En sommes-nous vraiment là ?

Or :

  • Nous ne sommes pas avec la campagne d’attentats djihadistes dans une situation si grave qu’il faille émuler le précédent britannique
  • Robespierre n’est pas le meilleur dirigeant que la France eut jamais, il en est même assez loin
  • La panique n’est pas bonne conseillère
  • Et jeter par la fenêtre l’Etat de droit, avec la Déclaration des Droits de l’Homme et du Citoyen de 1789 par-dessus le marché, serait vraiment une très mauvaise idée - à moins d’y être véritablement forcé, comme il est permis de penser que la Grande-Bretagne l’était en 1940

Mais ce n’est absolument pas le cas. Nous ne nous préparons pas à affronter la deuxième puissance industrielle et première puissance scientifique mondiale devenue agressive, ce qu’était l’Allemagne nazie en 1940.

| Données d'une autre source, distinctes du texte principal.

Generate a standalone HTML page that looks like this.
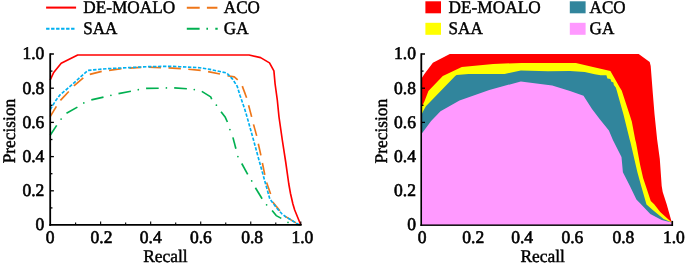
<!DOCTYPE html>
<html><head><meta charset="utf-8"><title>PR curves</title>
<style>
html,body{margin:0;padding:0;background:#fff;}
body{width:685px;height:263px;overflow:hidden;}
svg{display:block;will-change:transform;}
text{font-family:"Liberation Serif",serif;text-rendering:geometricPrecision;fill:#000;stroke:#000;stroke-width:0.45px;}
text.d{stroke-width:0.62px;}
</style></head><body>
<svg width="685" height="263" viewBox="0 0 685 263">
<rect width="685" height="263" fill="#fff"/>

<g fill="none" stroke-width="1.65" stroke-linejoin="round">
<polyline points="50.2,135.3 56.7,125.4" stroke="#00b050"/>
<polyline points="66.5,113.3 77.4,107.1" stroke="#00b050"/>
<polyline points="91.3,99.9 103.5,97.1" stroke="#00b050"/>
<polyline points="118.5,93.6 130.9,91.2" stroke="#00b050"/>
<polyline points="146.1,88.4 158.7,88.2" stroke="#00b050"/>
<polyline points="174.2,87.9 186.9,88.7" stroke="#00b050"/>
<polyline points="201.8,91.4 210.7,96.9 211.7,99.3" stroke="#00b050"/>
<polyline points="221.05,111.7 225.3,117.3 227.4,122" stroke="#00b050"/>
<polyline points="232.9,137.4 235.9,148.7" stroke="#00b050"/>
<polyline points="241.75,163.5 247.7,174.4" stroke="#00b050"/>
<polyline points="255.4,187.8 262.1,198.7" stroke="#00b050"/>
<polyline points="272.1,210.4 276.2,215.6 281.3,218.4" stroke="#00b050"/>
<polyline points="295.8,224.2 300.8,225" stroke="#00b050"/>
<circle cx="61.1" cy="119.1" r="0.85" fill="#00b050" stroke="none"/>
<circle cx="83.8" cy="102.9" r="0.85" fill="#00b050" stroke="none"/>
<circle cx="110.9" cy="95.3" r="0.85" fill="#00b050" stroke="none"/>
<circle cx="138.3" cy="89.7" r="0.85" fill="#00b050" stroke="none"/>
<circle cx="166.4" cy="87.9" r="0.85" fill="#00b050" stroke="none"/>
<circle cx="194.3" cy="89.6" r="0.85" fill="#00b050" stroke="none"/>
<circle cx="216.4" cy="105.2" r="0.85" fill="#00b050" stroke="none"/>
<circle cx="229.9" cy="129.6" r="0.85" fill="#00b050" stroke="none"/>
<circle cx="237.9" cy="156.6" r="0.85" fill="#00b050" stroke="none"/>
<circle cx="251.7" cy="180.9" r="0.85" fill="#00b050" stroke="none"/>
<circle cx="266.6" cy="204.8" r="0.85" fill="#00b050" stroke="none"/>
<circle cx="288" cy="222.4" r="0.85" fill="#00b050" stroke="none"/>
<polyline points="50.2,116.6 56.4,106.4" stroke="#ee7618"/>
<polyline points="60.4,100.4 68.8,91.5" stroke="#ee7618"/>
<polyline points="73.9,85.9 83.3,77.9" stroke="#ee7618"/>
<polyline points="89.8,74.4 101.7,71.4" stroke="#ee7618"/>
<polyline points="109.05,70.4 121.45,68.7" stroke="#ee7618"/>
<polyline points="129.3,68.1 141.2,67.4" stroke="#ee7618"/>
<polyline points="148.7,67.1 161.05,67.7" stroke="#ee7618"/>
<polyline points="168.5,67.9 180.9,68.6" stroke="#ee7618"/>
<polyline points="188.3,69.2 200.7,70.4" stroke="#ee7618"/>
<polyline points="208.1,71.6 220,74" stroke="#ee7618"/>
<polyline points="227.4,75.7 234.3,76.9 237.7,79.9" stroke="#ee7618"/>
<polyline points="242.3,86.1 246.6,97.7" stroke="#ee7618"/>
<polyline points="248.6,105.2 251.65,116.9" stroke="#ee7618"/>
<polyline points="253.5,124.4 256.7,135.9" stroke="#ee7618"/>
<polyline points="258.3,143.8 260.9,155.4" stroke="#ee7618"/>
<polyline points="262.4,163 264.8,174.9" stroke="#ee7618"/>
<polyline points="266.6,182.4 270.6,193.9" stroke="#ee7618"/>
<polyline points="272.7,201.9 279.9,210.7" stroke="#ee7618"/>
<polyline points="284.9,216.1 295.9,222.9" stroke="#ee7618"/>
<polyline points="50.3,109.6 55.4,101 59.9,95 65.9,90 69.4,87 87.8,70.4 107,68.7 127.8,67.7 147.7,66.7 162,66.4 173,66.4 179.9,66.7 199.7,67.7 209.9,69.4 219.9,71.5 226.8,73.0 232.8,79.4 237.2,86.3 240,95.5 244.6,108.8 247.2,117.5 253.5,140 260.2,164.5 265.6,184 269.8,198.9 272.5,202.4 275.5,206.4 278.7,210.4 281.9,213.8 285.7,216.9 290,219.3 294.6,222.1 298.2,224.2 300.8,225" stroke="#00b0f0" stroke-dasharray="3.4 1.6"/>
<polyline points="50.2,80 53.5,72.8 61.2,63.3 77.7,54.95 249.1,54.95 260.6,57.6 269.5,62.9 273.9,70.9 275.1,84 277.3,100 279,117 282.3,140 285.7,162 288.8,184 290.5,193.5 292.9,204 294.7,210 300.8,225" stroke="#ff0000"/>
</g>
<g stroke="#000" fill="none" stroke-linecap="butt">
<path d="M49.30,224.88 H301.7" stroke-width="1.55"/>
<path d="M50.20,225.9 V53.3" stroke-width="1.8"/>
<path d="M75.62,225.0 v-2.5" stroke-width="1.1"/>
<path d="M50.20,207.90 h2.25" stroke-width="1.3"/>
<path d="M100.64,225.0 v-3.4" stroke-width="1.1"/>
<path d="M50.20,190.80 h3.7" stroke-width="1.3"/>
<path d="M125.66,225.0 v-2.5" stroke-width="1.1"/>
<path d="M50.20,173.70 h2.25" stroke-width="1.3"/>
<path d="M150.68,225.0 v-3.4" stroke-width="1.1"/>
<path d="M50.20,156.60 h3.7" stroke-width="1.3"/>
<path d="M175.70,225.0 v-2.5" stroke-width="1.1"/>
<path d="M50.20,139.50 h2.25" stroke-width="1.3"/>
<path d="M200.72,225.0 v-3.4" stroke-width="1.1"/>
<path d="M50.20,122.40 h3.7" stroke-width="1.3"/>
<path d="M225.74,225.0 v-2.5" stroke-width="1.1"/>
<path d="M50.20,105.30 h2.25" stroke-width="1.3"/>
<path d="M250.76,225.0 v-3.4" stroke-width="1.1"/>
<path d="M50.20,88.20 h3.7" stroke-width="1.3"/>
<path d="M275.78,225.0 v-2.5" stroke-width="1.1"/>
<path d="M50.20,71.10 h2.25" stroke-width="1.3"/>
<path d="M300.80,225.0 v-3.4" stroke-width="1.1"/>
<path d="M50.20,54.00 h3.7" stroke-width="1.5"/>
</g>
<text transform="translate(50.0,242.6) scale(0.985,1)" text-anchor="middle" font-size="17.8" class="d">0</text>
<text transform="translate(44.3,230.35) scale(0.985,1)" text-anchor="end" font-size="17.8" class="d">0</text>
<text transform="translate(101.54,242.6) scale(0.985,1)" text-anchor="middle" font-size="17.8" class="d">0.2</text>
<text transform="translate(44.3,196.15) scale(0.985,1)" text-anchor="end" font-size="17.8" class="d">0.2</text>
<text transform="translate(150.78,242.6) scale(0.985,1)" text-anchor="middle" font-size="17.8" class="d">0.4</text>
<text transform="translate(44.3,161.95) scale(0.985,1)" text-anchor="end" font-size="17.8" class="d">0.4</text>
<text transform="translate(200.82,242.6) scale(0.985,1)" text-anchor="middle" font-size="17.8" class="d">0.6</text>
<text transform="translate(44.3,127.75) scale(0.985,1)" text-anchor="end" font-size="17.8" class="d">0.6</text>
<text transform="translate(252.16,242.6) scale(0.985,1)" text-anchor="middle" font-size="17.8" class="d">0.8</text>
<text transform="translate(44.3,93.55) scale(0.985,1)" text-anchor="end" font-size="17.8" class="d">0.8</text>
<text transform="translate(302.4,242.6) scale(0.985,1)" text-anchor="middle" font-size="17.8" class="d">1.0</text>
<text transform="translate(44.3,59.35) scale(0.985,1)" text-anchor="end" font-size="17.8" class="d">1.0</text>
<text transform="translate(14.5,163.3) rotate(-90) scale(0.975,1)" font-size="17.8">Precision</text>
<text transform="translate(143.2,261.5) scale(0.98,1)" text-anchor="start" font-size="17.8" >Recall</text>
<g fill="none" stroke-width="2.05">
<path d="M46.1,7.6 H76.1" stroke="#ff0000"/>
<path d="M46.1,28.75 H76.1" stroke="#00b0f0" stroke-dasharray="3.4 1.6"/>
<path d="M186.8,7.7 H217.4" stroke="#ee7618" stroke-dasharray="12.9 7.2"/>
<path d="M186.8,28.75 H217.7" stroke="#00b050" stroke-dasharray="12.8 6.8 1.6 7.3"/>
</g>
<text transform="translate(83.2,13.35) scale(0.971,1)" text-anchor="start" font-size="17.8" >DE-MOALO</text>
<text transform="translate(83.2,34.3) scale(0.96,1)" text-anchor="start" font-size="17.8" >SAA</text>
<text transform="translate(223.8,13.35) scale(0.96,1)" text-anchor="start" font-size="17.8" >ACO</text>
<text transform="translate(223.8,34.3) scale(0.96,1)" text-anchor="start" font-size="17.8" >GA</text>
<polygon points="421.5,225.0 421.5,78.5 424.2,74.3 432.9,62.7 449.8,54.0 638.7,54.0 649.7,62 650.7,66 652.7,92 654.5,114 657.2,140 659.8,159 661.7,186 662.7,192 666.6,204 671.6,221.8 671.6,225.0" fill="#ff0000"/>
<polygon points="421.5,225.0 421.5,107.5 424.6,101 428.4,90.9 442.8,76 461.8,67.1 493.2,63.9 521.7,62.9 575.9,63.1 593,67.1 610.4,71 619.8,87.4 621.7,90.5 629.4,114 631.8,121.4 635.3,140 636,142.5 640.1,164.7 643.1,178 645.8,186 650.75,200.9 654.2,204.3 660.2,211.9 671.6,222.2 671.6,225.0" fill="#ffff00"/>
<polygon points="421.5,225.0 421.5,114.5 423.5,110.5 425.9,106.2 455.2,76 456.6,75.1 468.5,74.1 504.6,74.1 520.8,70.4 548,71.2 570,71.1 584.7,72 594.7,74.3 600.6,75.3 606.4,75.3 607.4,78.4 610.4,78.9 611.4,81.7 613.4,82.4 613.8,84.9 615.8,87.4 616.6,90 623.6,115 629.8,140 630.5,142.5 637.4,172.3 640.9,185 646.5,204.4 652.75,210 663.7,218.9 671.6,222.4 671.6,225.0" fill="#31859c"/>
<g stroke="#000" fill="none" stroke-linecap="butt">
<path d="M421.30,225.9 V53.3" stroke-width="1.8"/>
<path d="M421.30,207.90 h2.25" stroke-width="1.3"/>
<path d="M421.30,190.80 h3.7" stroke-width="1.3"/>
<path d="M421.30,173.70 h2.25" stroke-width="1.3"/>
<path d="M421.30,156.60 h3.7" stroke-width="1.3"/>
<path d="M421.30,139.50 h2.25" stroke-width="1.3"/>
<path d="M421.30,122.40 h3.7" stroke-width="1.3"/>
<path d="M421.30,105.30 h2.25" stroke-width="1.3"/>
<path d="M421.30,88.20 h3.7" stroke-width="1.3"/>
<path d="M421.30,71.10 h2.25" stroke-width="1.3"/>
<path d="M421.30,54.00 h3.7" stroke-width="1.5"/>
</g>
<polygon points="422.05,225.0 422.05,133.2 431.1,120.9 440.5,111.3 459.5,100.5 489.3,90 520.8,81.4 552.2,85.4 570,90.9 583.5,95.8 592,108.9 600,119.5 608.9,130.4 612.9,140 621.5,157.1 622.9,172.3 629.9,186 636.4,199.4 640.8,204 650.3,213.9 661.7,219.9 671.6,222.6 671.6,225.0" fill="#ff99ff"/>
<rect x="420.4" y="224.45" width="252.60000000000002" height="1.45" fill="#000"/>
<path d="M672.3,225.9 V220.9" stroke="#000" stroke-width="1.6"/>
<text transform="translate(422.2,242.6) scale(0.985,1)" text-anchor="middle" font-size="17.8" class="d">0</text>
<text transform="translate(415.89,230.35) scale(0.985,1)" text-anchor="end" font-size="17.8" class="d">0</text>
<text transform="translate(473.26,242.6) scale(0.985,1)" text-anchor="middle" font-size="17.8" class="d">0.2</text>
<text transform="translate(415.89,196.15) scale(0.985,1)" text-anchor="end" font-size="17.8" class="d">0.2</text>
<text transform="translate(522.12,242.6) scale(0.985,1)" text-anchor="middle" font-size="17.8" class="d">0.4</text>
<text transform="translate(415.89,161.95) scale(0.985,1)" text-anchor="end" font-size="17.8" class="d">0.4</text>
<text transform="translate(572.38,242.6) scale(0.985,1)" text-anchor="middle" font-size="17.8" class="d">0.6</text>
<text transform="translate(415.89,127.75) scale(0.985,1)" text-anchor="end" font-size="17.8" class="d">0.6</text>
<text transform="translate(623.34,242.6) scale(0.985,1)" text-anchor="middle" font-size="17.8" class="d">0.8</text>
<text transform="translate(415.89,93.55) scale(0.985,1)" text-anchor="end" font-size="17.8" class="d">0.8</text>
<text transform="translate(673.9,242.6) scale(0.985,1)" text-anchor="middle" font-size="17.8" class="d">1.0</text>
<text transform="translate(415.89,59.35) scale(0.985,1)" text-anchor="end" font-size="17.8" class="d">1.0</text>
<text transform="translate(387.3,163.4) rotate(-90) scale(0.975,1)" font-size="17.8">Precision</text>
<text transform="translate(520.4,261.5) scale(0.98,1)" text-anchor="start" font-size="17.8" >Recall</text>
<rect x="425.4" y="1.3" width="15.6" height="12" fill="#ff0000"/>
<rect x="425.4" y="22.8" width="15.6" height="12" fill="#ffff00"/>
<rect x="569.8" y="1.3" width="15.8" height="12" fill="#31859c"/>
<rect x="569.8" y="22.8" width="15.8" height="12" fill="#ff99ff"/>
<text transform="translate(448.6,13.35) scale(0.971,1)" text-anchor="start" font-size="17.8" >DE-MOALO</text>
<text transform="translate(448.6,34.3) scale(0.96,1)" text-anchor="start" font-size="17.8" >SAA</text>
<text transform="translate(589.6,13.35) scale(0.96,1)" text-anchor="start" font-size="17.8" >ACO</text>
<text transform="translate(589.6,34.3) scale(0.96,1)" text-anchor="start" font-size="17.8" >GA</text>
</svg></body></html>
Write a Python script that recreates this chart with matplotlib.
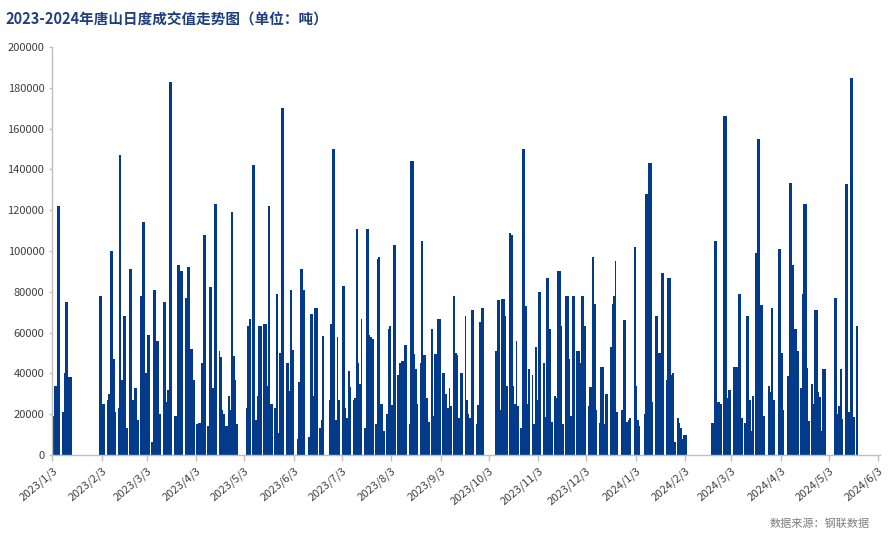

Oui la situation est sérieuse, oui les salafistes djihadistes sont à bien des égards moralement les équivalents des nazis... mais leur puissance totale n’est qu’une minuscule fraction, une fraction ridicule de celle du Troisième Reich.

Et la Déclaration des Droits de l’Homme et du Citoyen préalable et fondation de notre Constitution, et les droits dont bénéficient tous les citoyens français y compris celui de n’être emprisonné qu’en vue d’un jugement et pour répondre de la violation d’une loi précise, ne doivent pas être traités par-dessous la jambe.